The words on this pretest are more or less divided into four kinds of words in this order:
1. Short (closed) vowel, one-syllable words. These include one- and two-letter words, words beginning or ending with blends and digraphs (black, church) words which end in twin consonants (fell, jazz), words which end in “ck,” and words to which an “s” can be added to make plural words or certain verbs (maps, runs).
2. Long (open) vowel, one-syllable words. These include words ending with silent “e,” words with double vowels which have only one vowel pronounced (goes, pear), and certain letter combinations (ild, old). They also include words with “oi,” “oy,” “ow” and “ou” letters.
3. Two– and three-syllable words which follow the above rules (catnip, deplete) and two- and three-syllable words which don’t follow the above rules but which follow a pattern (light, yield). These words include words with certain suffixes (le, ies) and words with a single consonant between two vowels (robin, motel).
4. Exceptions. These include words with silent letters (gnaw, lamb), words from other languages (debris, cello), and words which fit no pattern (business).
Ask your child to read the words in the pretest below. Each row across tests a particular phonics skill. If you child hesitates at all, that is the place to begin teaching him or her phonics. I will talk more about how to teach these four groups of phonics skills in my next blog.
Phonics assessment
bad, hem, fit, don, pug, am, if, lass, jazz
lock, Mick, bills, cliffs, mitts, catnip, Batman
grand, stent, frisk, stomp, stuck
chuck, shun, them, branch, brush, tenth
star, fern, birds, fork, purr, actor, doctor, victor
muffin, kitten, collect, pepper, gallon
complex, helmet, falcon, napkin, after
tantrum, muskrat, constant, fulcrum, ostrich
skate, bike, Jude, mole, dare, shore, tire, pure
need, cheer, aim, hair, bay, pie, boat, oar, Joe, low, soul
fruit, few, child, blind, fold, colt, roll, light, high
earn, worm, rook, pool
fault, claw, all, chalk, Walt
boil, so, pound, down
comet, dragon, liver, salad, denim
total, ever, student, basic, demon, vital
apron, elude, Ethan, Owen, ideal, usurp
inside, nearly, absent, unicorn, degrade, tripod
advance, offense, fence
gripped, planned, melted, batted, handed
sweeping, boiling, thinning, flopping, biking, dating
rapper, saddest, finer, bluest, funnier, silliest
easily, busily, massive, active, arrive, wives
keys, monkeys, armies, carried
action, section, musician, racial, crucial, nuptials
brittle, pickle, carbon, dormer
parcel, decent, gem, urge, badge
lose, sugar, nature, sure
graph, Phil, then, moth
bomb, thumb, gnat, gnome, high, sign
whip, whirl, echo, ghoul, knee, knob
could, calf, folk, hustle, listen, wrist
alone, bread, bear, chief, young, squaw, swan, waltz, word
decision, exposure, gigantic, polarize, occupant, quarantine
If you want to help your child learn to read, one of the best things you can do is not to let him guess. Most words can be deciphered if the student has a phonics background.

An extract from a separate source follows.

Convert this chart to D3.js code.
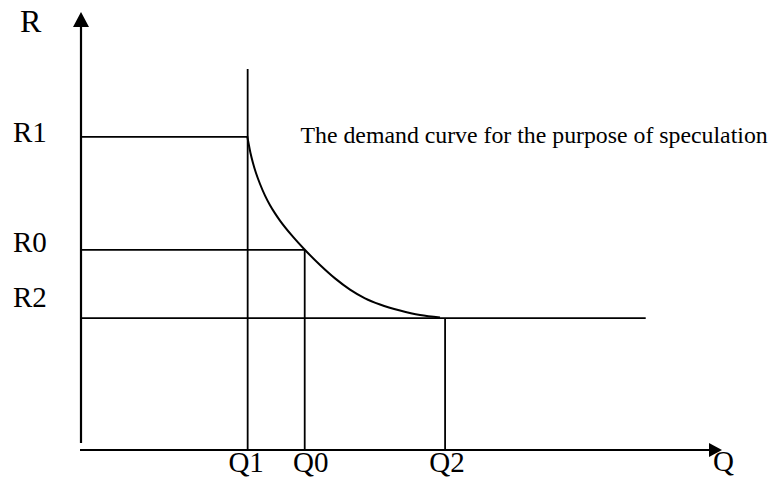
<!DOCTYPE html>
<html>
<head>
<meta charset="utf-8">
<script src="https://cdn.jsdelivr.net/npm/d3@7"></script>
<style>
  html, body { margin: 0; padding: 0; background: #fff; }
  svg { display: block; }
  text { font-family: "Liberation Serif", "Times New Roman", serif; fill: #000; }
</style>
</head>
<body>
<svg id="chart" width="772" height="481"></svg>
<script>
// Interest rate levels (R) and the money held for speculation (Q)
const rNames = ["R1", "R0", "R2"];
const rValues = [71.5, 45.7, 30.1];
const qNames = ["Q1", "Q0", "Q2"];
const qValues = [26.0, 34.9, 56.8];

// Speculative demand curve: quantity demanded at each interest rate
const curveQ = [25.93, 26.13, 26.44, 26.83, 27.30, 27.93, 28.71, 29.49, 30.27, 31.04,
                32.92, 34.95, 37.29, 39.63, 41.97, 44.31, 46.65, 49.77, 52.89, 56.01];
const curveR = [71.69, 70.09, 67.81, 65.53, 63.24, 60.73, 58.08, 55.89, 54.02, 52.37,
                48.93, 45.66, 42.24, 39.18, 36.62, 34.63, 33.22, 31.83, 30.80, 30.27];

// Extent of the flat (liquidity trap) part at R2 and of the Q1 guide line
const trapEndQ = 88.1;
const q1GuideTopR = 87.0;

const axisNames = { r: "R", q: "Q" };
const caption = "The demand curve for the purpose of speculation";

const svg = d3.select("#chart");
const x = d3.scaleLinear().domain([0, 100]).range([81, 722]);
const y = d3.scaleLinear().domain([0, 100]).range([450, 12]);

const ink = "#000";

// ----- axes with arrow heads -----
const axes = svg.append("g");
axes.append("line")
  .attr("x1", x(0)).attr("x2", x(0))
  .attr("y1", y(0) - 7).attr("y2", y(100) + 14)
  .attr("stroke", ink).attr("stroke-width", 2.2);
axes.append("path")
  .attr("d", `M${x(0)},${y(100)} L${x(0) - 8},${y(100) + 15} L${x(0) + 8},${y(100) + 15} Z`)
  .attr("fill", ink);

axes.append("line")
  .attr("x1", x(0) - 1).attr("x2", x(100) - 12)
  .attr("y1", y(0)).attr("y2", y(0))
  .attr("stroke", ink).attr("stroke-width", 2.2);
axes.append("path")
  .attr("d", `M${x(100)},${y(0)} L${x(100) - 13},${y(0) - 7} L${x(100) - 13},${y(0) + 7} Z`)
  .attr("fill", ink);

// ----- guide lines -----
const guides = svg.append("g").attr("stroke", ink).attr("stroke-width", 1.8);
const hEnds = [qValues[0], qValues[1], trapEndQ];
rValues.forEach((r, i) => {
  guides.append("line")
    .attr("x1", x(0)).attr("x2", x(hEnds[i]))
    .attr("y1", y(r)).attr("y2", y(r));
});
const vTops = [q1GuideTopR, rValues[1], rValues[2]];
qValues.forEach((q, i) => {
  guides.append("line")
    .attr("x1", x(q)).attr("x2", x(q))
    .attr("y1", y(vTops[i])).attr("y2", y(0));
});

// ----- demand curve -----
const pts = curveQ.map((q, i) => [q, curveR[i]]);
const line = d3.line()
  .x(d => x(d[0]))
  .y(d => y(d[1]))
  .curve(d3.curveMonotoneX);
svg.append("path")
  .attr("d", line(pts))
  .attr("fill", "none")
  .attr("stroke", ink)
  .attr("stroke-width", 2);

// ----- labels -----
svg.append("text")
  .attr("x", 20).attr("y", 32)
  .attr("font-size", 32)
  .text(axisNames.r);

const rLabelDy = [5, 2.5, -11.5];
rNames.forEach((name, i) => {
  svg.append("text")
    .attr("x", 13).attr("y", y(rValues[i]) + rLabelDy[i])
    .attr("font-size", 29)
    .text(name);
});

const qLabelDx = [-1.5, 6, 2];
qNames.forEach((name, i) => {
  svg.append("text")
    .attr("x", x(qValues[i]) + qLabelDx[i]).attr("y", 472)
    .attr("text-anchor", "middle")
    .attr("font-size", 29)
    .text(name);
});

svg.append("text")
  .attr("x", 713).attr("y", 471)
  .attr("font-size", 29)
  .text(axisNames.q);

svg.append("text")
  .attr("x", 300.5).attr("y", 142.5)
  .attr("font-size", 23.8)
  .text(caption);
</script>
</body>
</html>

Also, don’t let your child depend on pictures for meaning once the child starts to read. Most adult reading material is not accompanied by graphics. Students must learn to gain meaning from the text alone.
If you have decided to help your child read this summer, good for you. You don’t need to be a rocket scientist to help your child read better. Years of research show that the best way to teach reading is to start with letter sounds (phonemes) and then to combine those letter sounds into words (phonics). If you do this in a systematic way, such as following the four-part sequence I describe above, your child will learn to read.